18. The cooling device according to claim 17, wherein the radiator includes a second opening part to intake the outside air and that is disposed at a different position from the first opening part,

wherein the second opening part is disposed downstream from the first opening part in a liquid flow direction of multiple liquid conduits of the radiator.

19. The cooling device according to claim 18,

wherein the radiator includes multiple air flow spaces through which air passes,

wherein the duct includes first air flow paths to guide air therethrough from the first opening part to the second duct via the multiple air flow spaces of the radiator and second air flow paths to guide air therethrough from the second opening part to the second duct via the multiple air flow spaces of the radiator.

20. An image forming apparatus comprising:

a fixing device to fix an image formed on a recording medium to the recording medium by application of heat; and

the liquid cooling device according to claim 17 to cool the recording medium.

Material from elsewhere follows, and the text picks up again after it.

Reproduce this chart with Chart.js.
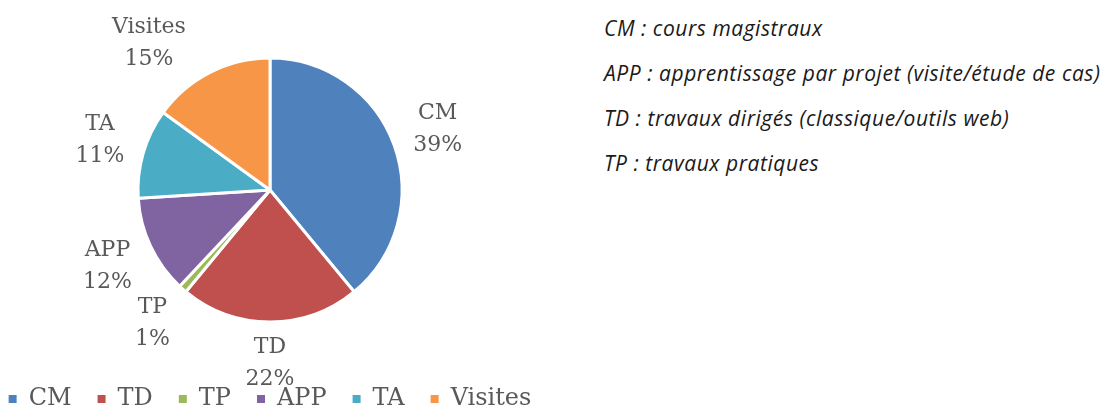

21. A liquid type cooling device comprising:

a radiator to radiate heat of a coolant that passes therethrough;

multiple air blowing fans disposed facing the radiator to blow air to the radiator; and

a duct through which air passes, the duct including a first opening part to intake outside air from an opposing direction to a recording medium conveyance direction and a second opening part to exhaust air that has passed through the multiple air blowing fans.

22. The cooling device according to claim 21, wherein the second opening part exhausts the air that has passed through the multiple air blowing fans toward a downward side of the cooling device.

23. An image forming apparatus comprising:

a fixing device to fix an image formed on a recording medium to the recording medium by application of heat; and

the liquid cooling device according to claim 21 to cool the recording medium.